The LCRO said that while the Standards Committee had “accepted the need for a somewhat relaxed application of the obligations imposed by an undertaking to attend to some things ‘immediately’”, he would not have been so ready to excuse the lawyer’s conduct. In the circumstances, the LCRO decided not to vary the committee’s decision by making a finding of unsatisfactory conduct. He said it would have been “unduly harsh” for there to be disciplinary consequences for the lawyer in this case.

The LCRO did, however, order her to pay $900 costs to the Law Society, finding that the opposing lawyer’s review application had had some merit. The other lawyer had been “right to express concern that the settlement process could be compromised by lawyers who do not take care to organise matters to enable them to attend to their obligations.” The LCRO said that “[t]he settlement process relies heavily on solicitors’ undertakings” and that if these are not adhered to this would “result in the integrity of the process being diminished.”

The LCRO was also critical of the committee in this case for not requiring the lawyer to support her explanation that she had been in meetings all day. “Part of a Standards Committee’s role in its investigation of complaints should be to ask for evidence to support contentions made by a practitioner, rather than merely accepting statements made without further enquiry,” the LCRO said.
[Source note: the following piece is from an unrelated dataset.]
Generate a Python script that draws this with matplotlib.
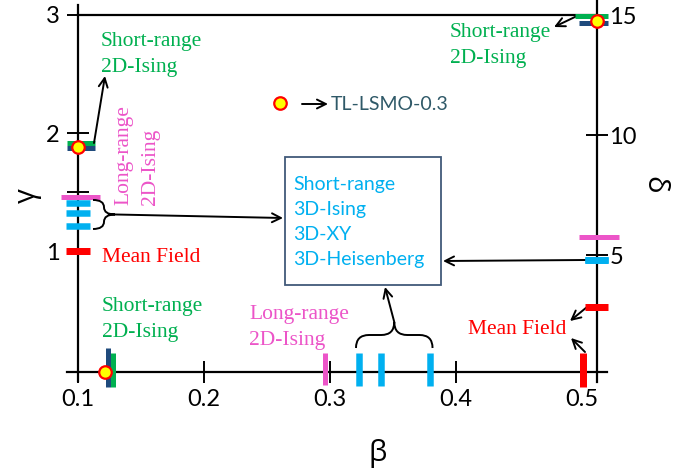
import matplotlib
matplotlib.use('Agg')
import matplotlib.pyplot as plt
from matplotlib.path import Path
from matplotlib.patches import PathPatch, Rectangle
from matplotlib.transforms import IdentityTransform
import numpy as np

# ---------------- data ----------------
models = ['Short-range 2D-Ising (a)', 'Short-range 2D-Ising (b)', 'Long-range 2D-Ising',
          '3D-Ising', '3D-XY', '3D-Heisenberg', 'Mean Field']
beta_vals = [0.1278, 0.1236, 0.296, 0.323, 0.3405, 0.379, 0.5008]
gamma_vals = [1.917, 1.875, 1.46, 1.215, 1.325, 1.41, 1.0]
delta_vals = [14.96, 14.67, 5.75, 4.79, 4.79, 4.79, 2.83]
colors = ['#00B050', '#1F4A7C', '#EC55C8', '#00B0F0', '#00B0F0', '#00B0F0', '#FF0000']

sample_name = 'TL-LSMO-0.3'
sample_beta = 0.1214
sample_gamma = 1.886
sample_delta = 14.76

beta_ticks = [0.1, 0.2, 0.3, 0.4, 0.5]
beta_ticklabels = ['0.1', '0.2', '0.3', '0.4', '0.5']
gamma_ticks = [1, 1.5, 2, 3]
gamma_ticklabels = ['1', '', '2', '3']
delta_ticks = [5, 10, 15]
delta_ticklabels = ['5', '10', '15']

# ---------------- style (pixel offsets of the bars) ----------------
left_ext = [(-11, 17), (-11, 17), (-17, 22), (-12, 12), (-12, 12), (-12, 12), (-12, 12)]
bottom_ext = [(15, 19), (15, 24), (13, 19), (14, 19), (14, 19), (14, 19), (15, 19)]
right_ext = [(-22, 11), (-18, 11), (-18, 22), (-12, 11), (-12, 11), (-12, 11), (-12, 11)]
thick_px = [5, 5, 5, 6.5, 6.5, 6.5, 7]

plt.rcParams['font.family'] = ['Lato', 'DejaVu Sans']

FW, FH = 689, 474
fig = plt.figure(figsize=(FW / 100, FH / 100), dpi=100)
AX_L, AX_R, AX_T, AX_B = 78, 597, 15, 372
W, H = AX_R - AX_L, AX_B - AX_T
ax = fig.add_axes([AX_L / FW, (FH - AX_B) / FH, W / FW, H / FH])
ax.set_xlim(0.1, 0.1 + W / 1260)
ax.set_ylim(-0.02, 3.0)
ax.patch.set_alpha(0)
ax2 = ax.twinx()
ax2.set_ylim(0.125, 15)

for a in (ax, ax2):
    for s in a.spines.values():
        s.set_visible(False)


def A(x, y):
    """reference pixel -> axes fraction"""
    return ((x - AX_L) / W, (AX_B - y) / H)


# axis lines (slightly extended past the corners)
lk = dict(color='black', lw=1.6, transform=ax.transAxes, clip_on=False, zorder=2)
ax.plot([0, 0], [A(0, 381)[1], A(0, 5)[1]], **lk)
ax.plot([A(67, 0)[0], A(607, 0)[0]], [0, 0], **lk)
ax.plot([1, 1], [A(0, 382)[1], A(0, 0)[1]], **lk)
ax.plot([0, 1], [1, 1], **lk)

tk = dict(direction='inout', length=16, width=1.4, color='black', labelsize=17)
ax.set_xticks(beta_ticks)
ax.set_xticklabels(beta_ticklabels)
ax.set_yticks(gamma_ticks)
ax.set_yticklabels(gamma_ticklabels)
ax.tick_params(axis='x', pad=4, **tk)
ax.tick_params(axis='y', pad=5, **tk)
ax2.set_yticks(delta_ticks)
ax2.set_yticklabels(delta_ticklabels)
ax2.tick_params(axis='y', pad=1, **tk)

# ---------------- bars ----------------
for i in range(len(models)):
    lw = thick_px[i] * 0.72
    c = colors[i]
    x0, x1 = left_ext[i]
    ax.plot([x0 / W, x1 / W], [gamma_vals[i]] * 2, color=c, lw=lw, solid_capstyle='butt',
            transform=ax.get_yaxis_transform(), clip_on=False, zorder=3)
    dn, up = bottom_ext[i]
    ax.plot([beta_vals[i]] * 2, [-dn / H, up / H], color=c, lw=lw, solid_capstyle='butt',
            transform=ax.get_xaxis_transform(), clip_on=False, zorder=3)
    r0, r1 = right_ext[i]
    ax2.plot([1 + r0 / W, 1 + r1 / W], [delta_vals[i]] * 2, color=c, lw=lw, solid_capstyle='butt',
             transform=ax2.get_yaxis_transform(), clip_on=False, zorder=3)

mk = dict(marker='o', ms=9, mfc='#FFFF00', mec='#FF0000', mew=1.6, ls='none', clip_on=False, zorder=6)
ax.plot([sample_beta], [0], transform=ax.get_xaxis_transform(), **mk)
ax.plot([0], [sample_gamma], transform=ax.get_yaxis_transform(), **mk)
ax2.plot([1], [sample_delta], transform=ax2.get_yaxis_transform(), **mk)
ax.plot(*A(280, 103), transform=ax.transAxes, **mk)

# ---------------- texts ----------------
SERIF = 'Liberation Serif'
GREEN, PINK, RED, CYAN = '#00B050', '#EC55C8', '#FF0000', '#00B0F0'


def stext(x, y, s, color, ha='left', **kw):
    ax.text(*A(x, y), s, transform=ax.transAxes, family=SERIF, fontsize=15.5, color=color,
            ha=ha, va='baseline', **kw)


stext(101, 46, 'Short-range', GREEN)
stext(101, 72, '2D-Ising', GREEN)
stext(102, 311, 'Short-range', GREEN)
stext(102, 337, '2D-Ising', GREEN)
stext(450, 37, 'Short-range', GREEN)
stext(450, 63, '2D-Ising', GREEN)
stext(249, 319, 'Long-range', PINK)
stext(249, 345, '2D-Ising', PINK)
stext(102, 262, 'Mean Field', RED)
stext(566, 334, 'Mean Field', RED, ha='right')
stext(128, 205, 'Long-range', PINK, rotation=90, rotation_mode='anchor')
stext(155, 205, '2D-Ising', PINK, rotation=90, rotation_mode='anchor')

box_lines = ['Short-range', '3D-Ising', '3D-XY', '3D-Heisenberg']
for k, s in enumerate(box_lines):
    ax.text(*A(293, 190 + 25 * k), s, transform=ax.transAxes, fontsize=14, color=CYAN,
            ha='left', va='baseline')
x0b, y0b = A(285, 285)
x1b, y1b = A(441, 157)
ax.add_patch(Rectangle((x0b, y0b), x1b - x0b, y1b - y0b, transform=ax.transAxes, fill=False,
                       ec='#41597A', lw=1.3, zorder=4))

ax.text(*A(331, 104), sample_name, transform=ax.transAxes, fontsize=14, color='#2F5968',
        ha='left', va='center')

# axis labels
GK = ['Open Sans', 'DejaVu Sans']
fig.text(378 / FW, 1 - 454 / FH, 'β', family=GK, fontsize=21, ha='center', va='center')
fig.text(27 / FW, 1 - 196 / FH, 'γ', family=GK, fontsize=21, ha='center', va='center', rotation=90)
fig.text(654 / FW, 1 - 185 / FH, 'δ', family=GK, fontsize=21, ha='center', va='center', rotation=270)

# ---------------- arrows ----------------
ap = dict(arrowstyle='->', lw=1.4, color='black', shrinkA=0, shrinkB=0, mutation_scale=16)


def arrow(p_from, p_to, coords_from='axes fraction'):
    ax.annotate('', xy=A(*p_to), xycoords='axes fraction', xytext=p_from,
                textcoords=coords_from, arrowprops=ap, annotation_clip=False)


arrow(A(94, 143), (105, 76))
arrow(A(577, 16), (554, 27))
arrow(A(587, 307), (570, 321))
arrow(A(585, 352), (571, 338))
arrow(A(302, 104), (328, 104))
arrow(A(586, 260), (443, 261))


# ---------------- braces ----------------
def brace(p0, p1, depth, normal):
    p0 = np.asarray(p0, float)
    p1 = np.asarray(p1, float)
    L = np.linalg.norm(p1 - p0)
    t = (p1 - p0) / L
    n = np.asarray(normal, float)
    d = depth
    r = min(L / 4, d / 2)
    local = [(0, 0), (0, d / 2), (r, d / 2), (L / 2 - r, d / 2), (L / 2, d / 2), (L / 2, d),
             (L / 2, d / 2), (L / 2 + r, d / 2), (L - r, d / 2), (L, d / 2), (L, 0)]
    codes = [Path.MOVETO, Path.CURVE3, Path.CURVE3, Path.LINETO, Path.CURVE3, Path.CURVE3,
             Path.CURVE3, Path.CURVE3, Path.LINETO, Path.CURVE3, Path.CURVE3]
    verts = [p0 + u * t + v * n for u, v in local]
    fig.add_artist(PathPatch(Path(verts, codes), fill=False, lw=1.4, ec='black',
                             transform=IdentityTransform(), clip_on=False))
    return tuple(p0 + (L / 2) * t + d * n)


cy = [3, 4, 5]
gy = [ax.transData.transform((0.1, gamma_vals[i]))[1] for i in cy]
left_x = ax.transAxes.transform((0, 0))[0] + 15
tip1 = brace((left_x, min(gy) - 3), (left_x, max(gy) + 3), 22, (1, 0))
bx = [ax.transData.transform((beta_vals[i], 0))[0] for i in cy]
base_y = ax.transAxes.transform((0, 0))[1] + 24
tip2 = brace((min(bx) - 3, base_y), (max(bx) + 3, base_y), 26, (0, 1))

arrow(tip1, (283, 218), 'figure pixels')
arrow(tip2, (385, 287), 'figure pixels')

fig.savefig('out.png', dpi=100)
Obligation to inform about new title

The other lawyer had also complained that he hadn’t been notified that a new title had been issued after the sale and purchase agreement had been signed. The original title for the apartment had included two carparks whereas the agreement included only one, hence the need for the new title. However, the other lawyer hadn’t noticed this difference.

The LCRO agreed with the Standards Committee that the lawyer for the seller had been under no obligation to inform the other lawyer about the new title. The LCRO said that, while as a matter of conveyancing practice she should have notified him, this was not a disciplinary issue.

This decision was published in LawTalk 789, 17 February 2012, page 30.